Written problem: Gather every line below where "this" appears.

Raw records:
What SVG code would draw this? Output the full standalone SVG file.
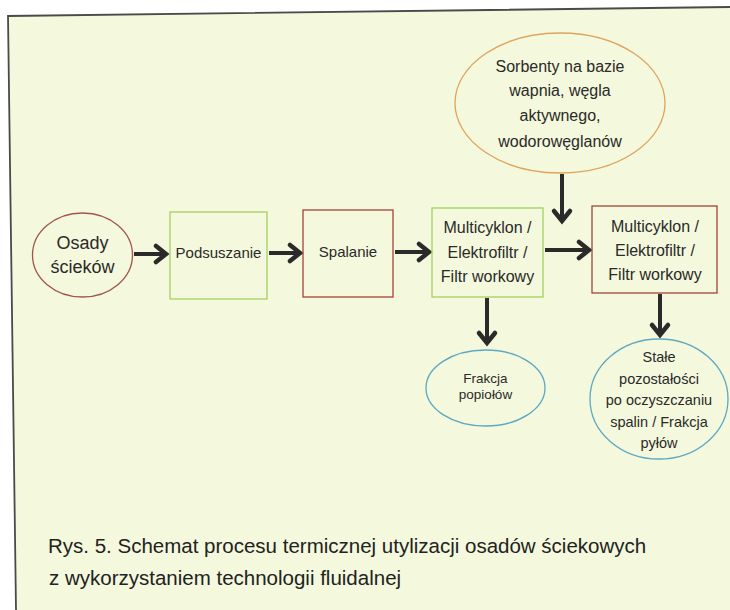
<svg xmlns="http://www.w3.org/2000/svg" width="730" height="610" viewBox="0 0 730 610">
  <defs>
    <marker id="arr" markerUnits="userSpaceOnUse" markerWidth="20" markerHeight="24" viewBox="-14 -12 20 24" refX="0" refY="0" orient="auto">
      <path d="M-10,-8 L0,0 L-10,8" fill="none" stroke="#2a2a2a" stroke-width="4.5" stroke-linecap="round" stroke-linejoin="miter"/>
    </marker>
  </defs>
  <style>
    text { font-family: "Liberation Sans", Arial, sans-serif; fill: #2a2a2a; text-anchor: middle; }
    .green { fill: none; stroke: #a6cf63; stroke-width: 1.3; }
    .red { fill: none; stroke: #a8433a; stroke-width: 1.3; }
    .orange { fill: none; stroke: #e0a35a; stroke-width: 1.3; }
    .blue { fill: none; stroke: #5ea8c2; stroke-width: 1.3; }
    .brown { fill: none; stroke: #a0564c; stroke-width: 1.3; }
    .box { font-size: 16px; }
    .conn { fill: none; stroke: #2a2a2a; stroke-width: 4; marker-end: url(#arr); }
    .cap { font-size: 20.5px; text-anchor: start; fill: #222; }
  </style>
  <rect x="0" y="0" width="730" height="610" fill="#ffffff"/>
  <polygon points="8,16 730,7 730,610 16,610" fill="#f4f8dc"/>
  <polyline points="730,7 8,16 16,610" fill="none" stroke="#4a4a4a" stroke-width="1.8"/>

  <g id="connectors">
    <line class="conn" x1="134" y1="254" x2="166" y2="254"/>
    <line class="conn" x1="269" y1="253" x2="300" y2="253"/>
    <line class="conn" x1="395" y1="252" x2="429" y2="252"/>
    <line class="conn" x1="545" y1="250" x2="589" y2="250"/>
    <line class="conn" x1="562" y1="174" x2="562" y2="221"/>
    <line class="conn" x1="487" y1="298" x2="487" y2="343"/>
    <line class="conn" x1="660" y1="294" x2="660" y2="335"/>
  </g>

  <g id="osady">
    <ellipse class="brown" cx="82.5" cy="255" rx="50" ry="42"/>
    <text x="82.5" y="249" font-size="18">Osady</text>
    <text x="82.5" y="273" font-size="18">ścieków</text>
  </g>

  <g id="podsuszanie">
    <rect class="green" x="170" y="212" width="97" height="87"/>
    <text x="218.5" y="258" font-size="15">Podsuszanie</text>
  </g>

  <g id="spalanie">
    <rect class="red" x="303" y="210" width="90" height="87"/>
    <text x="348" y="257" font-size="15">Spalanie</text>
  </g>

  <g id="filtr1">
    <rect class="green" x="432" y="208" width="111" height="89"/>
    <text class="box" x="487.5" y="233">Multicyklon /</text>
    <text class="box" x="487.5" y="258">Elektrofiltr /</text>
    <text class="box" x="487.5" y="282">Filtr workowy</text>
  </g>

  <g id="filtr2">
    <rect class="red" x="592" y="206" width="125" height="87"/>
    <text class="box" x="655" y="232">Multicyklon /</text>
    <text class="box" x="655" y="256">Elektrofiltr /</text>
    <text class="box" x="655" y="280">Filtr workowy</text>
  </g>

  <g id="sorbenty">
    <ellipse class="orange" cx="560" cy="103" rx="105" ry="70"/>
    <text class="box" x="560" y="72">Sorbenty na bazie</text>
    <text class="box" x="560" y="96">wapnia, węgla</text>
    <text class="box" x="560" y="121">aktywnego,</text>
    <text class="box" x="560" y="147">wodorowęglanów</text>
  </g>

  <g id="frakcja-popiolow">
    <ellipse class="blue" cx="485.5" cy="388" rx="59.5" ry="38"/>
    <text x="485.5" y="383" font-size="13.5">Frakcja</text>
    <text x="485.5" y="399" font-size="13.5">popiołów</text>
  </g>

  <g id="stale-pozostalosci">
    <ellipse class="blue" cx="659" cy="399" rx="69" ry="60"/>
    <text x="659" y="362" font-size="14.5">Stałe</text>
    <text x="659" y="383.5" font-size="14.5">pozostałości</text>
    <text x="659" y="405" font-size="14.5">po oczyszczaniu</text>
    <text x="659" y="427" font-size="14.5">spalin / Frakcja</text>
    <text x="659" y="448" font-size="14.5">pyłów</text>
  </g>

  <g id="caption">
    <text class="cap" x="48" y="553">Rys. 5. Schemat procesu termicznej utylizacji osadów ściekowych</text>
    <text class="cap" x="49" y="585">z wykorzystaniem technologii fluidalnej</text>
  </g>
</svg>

---

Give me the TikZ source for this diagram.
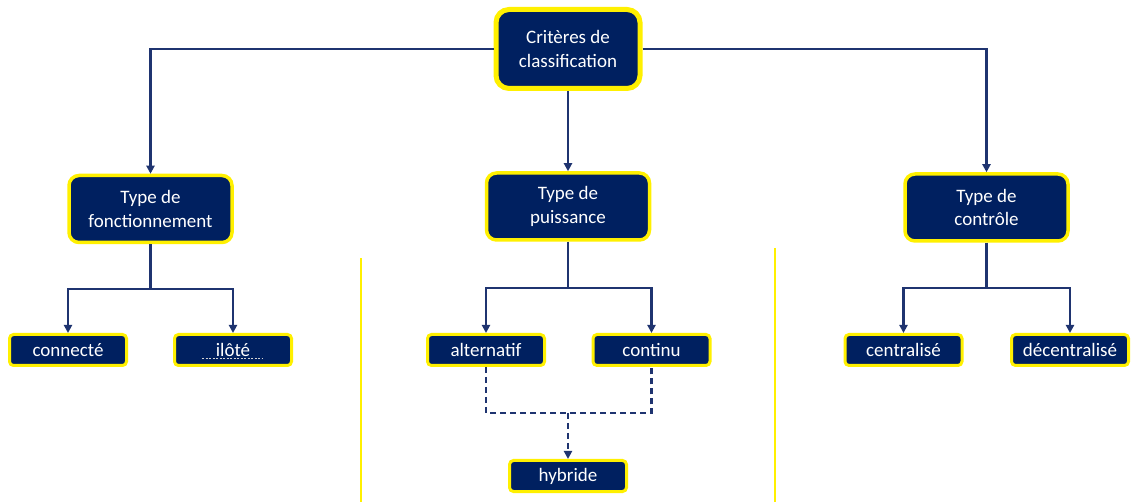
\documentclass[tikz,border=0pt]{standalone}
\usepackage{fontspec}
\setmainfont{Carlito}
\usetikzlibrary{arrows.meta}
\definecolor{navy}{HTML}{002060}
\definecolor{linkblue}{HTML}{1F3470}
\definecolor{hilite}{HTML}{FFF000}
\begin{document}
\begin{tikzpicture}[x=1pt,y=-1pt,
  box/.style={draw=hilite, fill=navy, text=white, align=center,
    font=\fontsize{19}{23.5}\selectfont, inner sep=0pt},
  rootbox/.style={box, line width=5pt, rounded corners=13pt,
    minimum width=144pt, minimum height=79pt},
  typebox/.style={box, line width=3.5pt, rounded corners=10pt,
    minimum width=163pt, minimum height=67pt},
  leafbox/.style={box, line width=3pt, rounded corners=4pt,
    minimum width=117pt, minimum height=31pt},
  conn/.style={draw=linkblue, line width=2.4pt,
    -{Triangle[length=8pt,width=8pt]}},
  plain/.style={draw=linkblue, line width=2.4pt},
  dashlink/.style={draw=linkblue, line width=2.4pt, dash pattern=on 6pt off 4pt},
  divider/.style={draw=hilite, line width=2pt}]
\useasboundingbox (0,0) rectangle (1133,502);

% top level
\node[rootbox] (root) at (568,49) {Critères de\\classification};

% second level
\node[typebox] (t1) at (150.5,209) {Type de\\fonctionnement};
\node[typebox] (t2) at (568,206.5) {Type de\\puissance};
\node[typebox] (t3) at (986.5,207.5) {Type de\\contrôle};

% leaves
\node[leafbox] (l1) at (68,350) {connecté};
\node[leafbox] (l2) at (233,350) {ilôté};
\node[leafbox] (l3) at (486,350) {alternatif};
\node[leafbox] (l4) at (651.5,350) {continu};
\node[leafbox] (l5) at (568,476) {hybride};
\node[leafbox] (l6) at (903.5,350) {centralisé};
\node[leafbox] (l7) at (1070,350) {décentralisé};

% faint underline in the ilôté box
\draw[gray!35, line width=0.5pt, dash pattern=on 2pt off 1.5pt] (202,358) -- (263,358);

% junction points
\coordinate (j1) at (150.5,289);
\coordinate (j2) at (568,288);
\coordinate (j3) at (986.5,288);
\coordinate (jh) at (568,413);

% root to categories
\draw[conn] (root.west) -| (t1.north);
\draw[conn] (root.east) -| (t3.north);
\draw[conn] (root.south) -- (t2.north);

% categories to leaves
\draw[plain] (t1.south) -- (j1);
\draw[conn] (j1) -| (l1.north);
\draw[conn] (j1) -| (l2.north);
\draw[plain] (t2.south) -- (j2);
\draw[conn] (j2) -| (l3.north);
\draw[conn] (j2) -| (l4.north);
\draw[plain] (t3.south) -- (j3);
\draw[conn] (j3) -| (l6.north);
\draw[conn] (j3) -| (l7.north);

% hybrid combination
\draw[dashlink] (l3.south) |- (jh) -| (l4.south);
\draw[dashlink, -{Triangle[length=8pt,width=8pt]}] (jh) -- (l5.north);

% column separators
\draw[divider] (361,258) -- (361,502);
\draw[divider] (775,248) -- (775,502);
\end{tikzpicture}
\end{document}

---

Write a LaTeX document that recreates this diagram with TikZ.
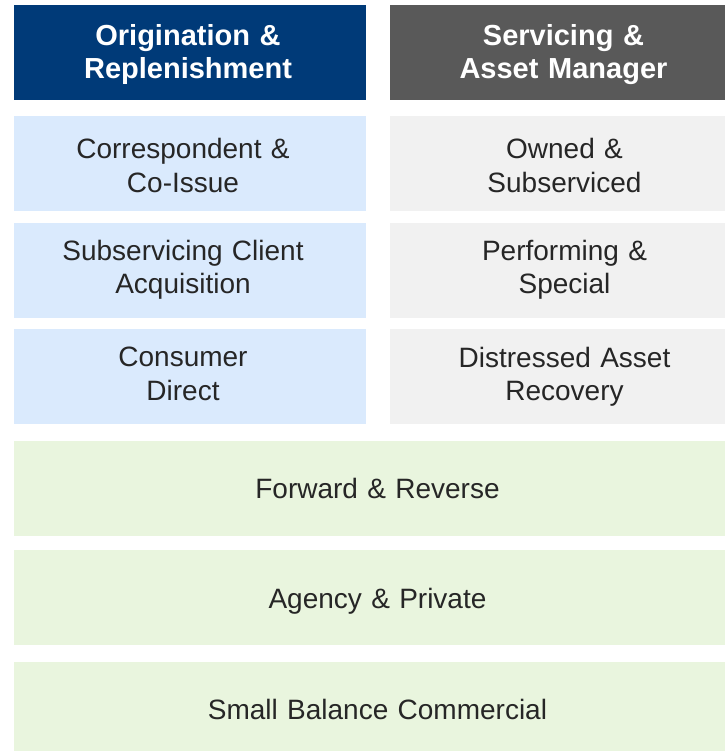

Correct answer:
What SVG code would draw this? Output the full standalone SVG file.
Give me the TikZ source for this diagram.
Write a LaTeX document that recreates this diagram with TikZ.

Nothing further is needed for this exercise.